Creating Characters With A Backbone
“I start each movie by just free writing characters talking,” said Bennet. For Social Animals, she started by creating a conversation between Zoe (Noël Wells) and Claire (Carly Chaikin). “It always starts for me by finding their voice. I’m a big fan of letting the characters drive,” she added. “If you’re true to your characters, your story tells itself.”
After the free writing exercise, the creator goes back and makes sure that plot points happen in the right locations for the movie to work. “You go back and you’re careful to make sure everything is coming at the right place, everything is timed correctly, and the rhythm feels right. But, I do think that character is my main concern,” she said.
To find the voice, she will feel out the film script based on topics or conversations within each scene. Then, she actually writes the story in a linear process. “I definitely use elements of people I know,” she added. For Bennett, most of his friends will see themselves, but they now expect or appreciate the influence on screen.
Everything In Life Is Fair Game
“I think Nora Ephron has said, ‘Everything is a copy.’ I feel like it’s your own experiences. It’s people that you know. It’s crazy stuff you hear while walking down the streets,” she said about her process. “Psychology definitely helps, too. You’re creating people and they have to have their own psyches, their own inadequacies, and their own internal conflicts.”
In terms of hearing things in the street or coming up with an idea away from her computer, Bennett will pull out her phone and email herself ideas for later. “I don’t have a notebook, but I will typically just shoot myself in an email,” she said. Sometimes, she may not like the idea later, but her email inbox can then serve as a search engine for future projects. Sometimes, she will even write full scenes in an email and then visit that message later. This is somewhat like her early days of chipping away at scripts in the library in short intervals. “It sounds really weird or not disciplined, but I just start wherever I am to get the ball rolling,” said Bennett about this approach to her inspiration.
The writer-director has also recommended the book, The Drama of the Gifted Child, which highlights childhood traumas and repressed pain in characters. The book continues to inspired Bennett and was vital for the new film.
Writing A Draft In A 48 Hour Window
Theresa Bennett clearly enjoys creating characters, but there are also obstacles within every screenplay, despite the depth of each personality. “For me, it’s almost like a blackout experience. I tend to see the movie in my head in its entirety. Whenever I have a solid idea for a movie, I could close my eyes and watch it.”
The challenge, of course, is getting that entire idea down on the page in a way that it connects with an audience. It helps for her to be a speed writer, because she can get everything on the page and then really knead the work. “The hardest part is the first day or two,” she added.

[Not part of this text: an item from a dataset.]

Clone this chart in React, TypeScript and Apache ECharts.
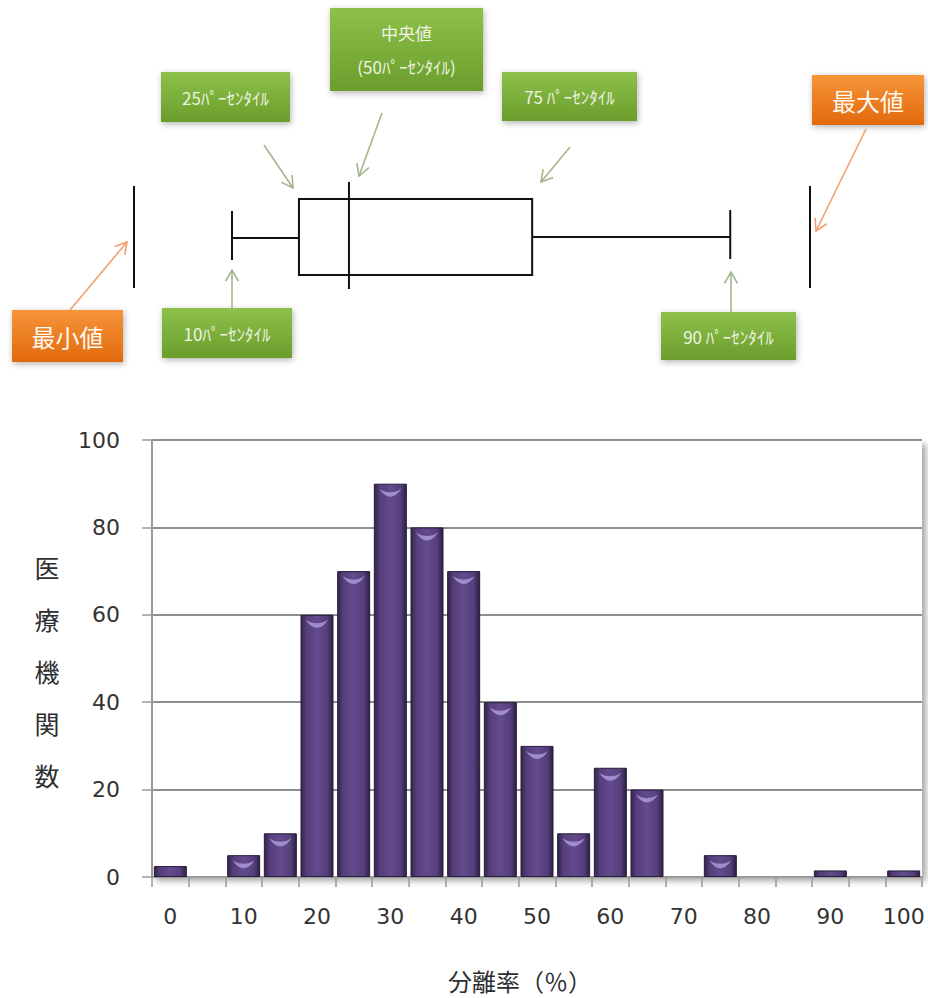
import React, { useEffect, useRef } from "react";
import * as echarts from "echarts";

// ---- Histogram data ----
const categories = ["0", "5", "10", "15", "20", "25", "30", "35", "40", "45", "50", "55", "60", "65", "70", "75", "80", "85", "90", "95", "100"];
const counts = [2.5, 0, 5, 10, 60, 70, 90, 80, 70, 40, 30, 10, 25, 20, 0, 5, 0, 0, 1.5, 0, 1.5];
const yMin = 0;
const yMax = 100;
const yInterval = 20;
const yAxisName = "医療機関数";
const xAxisName = "分離率（％）";

// ---- Box-plot schematic (arbitrary schematic scale 0..100) ----
const boxStatNames = ["最小値", "10ﾊﾟｰｾﾝﾀｲﾙ", "25ﾊﾟｰｾﾝﾀｲﾙ", "中央値", "75ﾊﾟｰｾﾝﾀｲﾙ", "90ﾊﾟｰｾﾝﾀｲﾙ", "最大値"];
const boxStats = [0, 14.5, 24.4, 31.8, 58.9, 88.2, 100];

// ---- Annotation texts ----
const labelTexts = {
  p25: "25ﾊﾟｰｾﾝﾀｲﾙ",
  median: "中央値\n(50ﾊﾟｰｾﾝﾀｲﾙ)",
  p75: "75 ﾊﾟｰｾﾝﾀｲﾙ",
  max: "最大値",
  min: "最小値",
  p10: "10ﾊﾟｰｾﾝﾀｲﾙ",
  p90: "90 ﾊﾟｰｾﾝﾀｲﾙ",
};

const CJK = '"Noto Sans CJK JP", "Noto Sans", sans-serif';
const NUM = '"DejaVu Sans", Verdana, sans-serif';

function greenFill() {
  return new echarts.graphic.LinearGradient(0, 0, 0, 1, [
    { offset: 0, color: "#8dc14a" },
    { offset: 1, color: "#6b9d2c" },
  ]);
}
function orangeFill() {
  return new echarts.graphic.LinearGradient(0, 0, 0, 1, [
    { offset: 0, color: "#f6953a" },
    { offset: 1, color: "#e2690c" },
  ]);
}

function labelBox(x: number, y: number, w: number, h: number, text: string, kind: "green" | "orange", fontSize: number, lineHeight?: number) {
  return {
    type: "group",
    children: [
      {
        type: "rect",
        shape: { x, y, width: w, height: h },
        style: {
          fill: kind === "green" ? greenFill() : orangeFill(),
          shadowBlur: 6,
          shadowColor: "rgba(0,0,0,0.3)",
          shadowOffsetX: 1,
          shadowOffsetY: 2,
        },
      },
      {
        type: "text",
        x: x + w / 2,
        y: y + h / 2,
        style: {
          text,
          fill: kind === "green" ? "#eef3e2" : "#fff8f0",
          fontSize,
          fontFamily: CJK,
          lineHeight: lineHeight || fontSize * 1.2,
          align: "center",
          verticalAlign: "middle",
          textAlign: "center",
          textVerticalAlign: "middle",
        },
      },
    ],
  };
}

function arrow(x1: number, y1: number, x2: number, y2: number, color: string) {
  const t = Math.atan2(y2 - y1, x2 - x1);
  const len = 13;
  const a = Math.PI / 6;
  return {
    type: "group",
    children: [
      {
        type: "line",
        shape: { x1, y1, x2, y2 },
        style: { stroke: color, lineWidth: 1.6 },
      },
      {
        type: "polyline",
        shape: {
          points: [
            [x2 - len * Math.cos(t - a), y2 - len * Math.sin(t - a)],
            [x2, y2],
            [x2 - len * Math.cos(t + a), y2 - len * Math.sin(t + a)],
          ],
        },
        style: { stroke: color, lineWidth: 1.6, fill: "none" },
      },
    ],
  };
}

export default function App() {
  const ref = useRef<HTMLDivElement>(null);

  useEffect(() => {
    if (!ref.current) return;
    const chart = echarts.init(ref.current, undefined, { renderer: "svg" });

    const barFill = new echarts.graphic.LinearGradient(0, 0, 1, 0, [
      { offset: 0, color: "#33254c" },
      { offset: 0.18, color: "#563f7c" },
      { offset: 0.5, color: "#634a8d" },
      { offset: 0.82, color: "#553f7b" },
      { offset: 1, color: "#2c2043" },
    ]);

    const green = "#a3b78c";
    const orange = "#f2a070";

    const option: any = {
      animation: false,
      backgroundColor: "#ffffff",
      grid: [
        {
          left: 152,
          top: 440,
          right: 6,
          bottom: 121,
          show: true,
          backgroundColor: "#ffffff",
          borderWidth: 0,
          shadowColor: "rgba(0,0,0,0.35)",
          shadowBlur: 6,
          shadowOffsetX: 4,
          shadowOffsetY: 4,
        },
        { left: 134, width: 676, top: 180, height: 114, show: false },
      ],
      xAxis: [
        {
          type: "category",
          gridIndex: 0,
          data: categories,
          boundaryGap: true,
          axisLine: { show: true, lineStyle: { color: "#9a9a9a", width: 2 } },
          axisTick: { show: true, interval: 0, length: 10, lineStyle: { color: "#9a9a9a", width: 1.5 } },
          axisLabel: { interval: 1, margin: 28, fontSize: 22, fontFamily: NUM, color: "#333333" },
        },
        { type: "value", gridIndex: 1, min: 0, max: 100, show: false },
      ],
      yAxis: [
        {
          type: "value",
          gridIndex: 0,
          min: yMin,
          max: yMax,
          interval: yInterval,
          axisLine: { show: true, lineStyle: { color: "#9a9a9a", width: 2 } },
          axisTick: { show: true, length: 10, lineStyle: { color: "#9a9a9a", width: 1.5 } },
          axisLabel: { margin: 32, fontSize: 22, fontFamily: NUM, color: "#333333" },
          splitLine: { show: true, lineStyle: { color: "#8e8e8e", width: 2 } },
        },
        { type: "value", gridIndex: 1, min: 0, max: 1, show: false },
      ],
      series: [
        {
          type: "bar",
          xAxisIndex: 0,
          yAxisIndex: 0,
          data: counts.map((v) => (v > 0 ? v : { value: v, itemStyle: { borderWidth: 0, opacity: 0 } })),
          barCategoryGap: "10%",
          itemStyle: { color: barFill, borderColor: "#261b38", borderWidth: 1 },
          z: 2,
        },
        {
          type: "pictorialBar",
          xAxisIndex: 0,
          yAxisIndex: 0,
          data: counts.map((v) => (v >= 5 ? v : "-")),
          symbol: "path://M0,0 C6,9 14,9 20,0 C14,4 6,4 0,0 Z",
          symbolSize: [22, 8],
          symbolPosition: "end",
          symbolOffset: [0, 5],
          itemStyle: { color: "#ab98d8", opacity: 0.85 },
          z: 3,
          silent: true,
        },
        {
          type: "custom",
          xAxisIndex: 1,
          yAxisIndex: 1,
          data: [boxStats],
          silent: true,
          renderItem: (params: any, api: any) => {
            const v = [0, 1, 2, 3, 4, 5, 6].map((i) => api.value(i));
            const cy = api.coord([0, 0.5])[1];
            const px = v.map((val: number) => api.coord([val, 0.5])[0]);
            const [xMin, x10, x25, x50, x75, x90, xMax] = px;
            const ls = { stroke: "#111111", lineWidth: 2, fill: "none" };
            return {
              type: "group",
              children: [
                { type: "line", shape: { x1: xMin, y1: cy - 51, x2: xMin, y2: cy + 51 }, style: ls },
                { type: "line", shape: { x1: x10, y1: cy - 26, x2: x10, y2: cy + 23 }, style: ls },
                { type: "line", shape: { x1: x10, y1: cy + 1, x2: x25, y2: cy + 1 }, style: ls },
                { type: "rect", shape: { x: x25, y: cy - 38, width: x75 - x25, height: 76 }, style: ls },
                { type: "line", shape: { x1: x50, y1: cy - 55, x2: x50, y2: cy + 52 }, style: ls },
                { type: "line", shape: { x1: x75, y1: cy, x2: x90, y2: cy }, style: ls },
                { type: "line", shape: { x1: x90, y1: cy - 27, x2: x90, y2: cy + 22 }, style: ls },
                { type: "line", shape: { x1: xMax, y1: cy - 51, x2: xMax, y2: cy + 51 }, style: ls },
              ],
            };
          },
        },
      ],
      graphic: [
        labelBox(330, 8, 153, 83, labelTexts.median, "green", 17, 34),
        labelBox(161, 72, 129, 50, labelTexts.p25, "green", 17),
        labelBox(502, 72, 135, 49, labelTexts.p75, "green", 17),
        labelBox(812, 75, 112, 50, labelTexts.max, "orange", 24),
        labelBox(12, 310, 111, 52, labelTexts.min, "orange", 24),
        labelBox(162, 308, 130, 50, labelTexts.p10, "green", 17),
        labelBox(661, 312, 135, 48, labelTexts.p90, "green", 17),
        arrow(264, 145, 293, 188, green),
        arrow(382, 113, 359, 176, green),
        arrow(570, 147, 541, 182, green),
        arrow(232, 308, 232, 270, green),
        arrow(731, 312, 731, 272, green),
        arrow(70, 310, 127, 242, orange),
        arrow(866, 129, 816, 231, orange),
        {
          type: "text",
          x: 47,
          y: 671,
          style: {
            text: yAxisName.split("").join("\n"),
            fill: "#2e2e2e",
            fontSize: 25,
            fontFamily: CJK,
            lineHeight: 52,
            align: "center",
            verticalAlign: "middle",
            textAlign: "center",
            textVerticalAlign: "middle",
          },
        },
        {
          type: "text",
          x: 520,
          y: 980,
          style: {
            text: xAxisName,
            fill: "#2e2e2e",
            fontSize: 24,
            fontFamily: CJK,
            align: "center",
            verticalAlign: "middle",
            textAlign: "center",
            textVerticalAlign: "middle",
          },
        },
      ],
    };

    chart.setOption(option);
    return () => chart.dispose();
  }, []);

  return (
    <div
      ref={ref}
      style={{ position: "absolute", left: 0, top: 0, width: 928, height: 998, background: "#fff" }}
    />
  );
}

In an effort to fill the blank pages, she grinds away at the work for a 48-hour window, which is also true for other screenwriters like Werner Herzog. “Then, once I get over that hurdle, most of my process is rewriting,” added Bennett. During the rewrite, she makes sure everything comes off the way she originally envisioned it.
Then, after she got the script for Social Animals to a shooting point, she rounded up her team and was able to step into the driver’s seat as a first-time director. Not only did she have a supportive team, but she presented her vision in a way that proved she was the best person to make the film.
Outside of mere confidence, she created a Lookbook on Pinterest to help others see her vision. For the writer, this meant showcasing her style and ideas in terms of concept and tone. Basically, the over-preparedness worked for Bennett and put her in the position to be the best person to make the film. “I want to show people that by looking at this image is how I see the scene,” she added about the Lookbook.
This took several years, but she never gave up on the project and never referred to the screenplay as a “writing project.” Instead, she would constantly remind herself, “I will make this movie. It’s not a question of how. It’s a question of when.”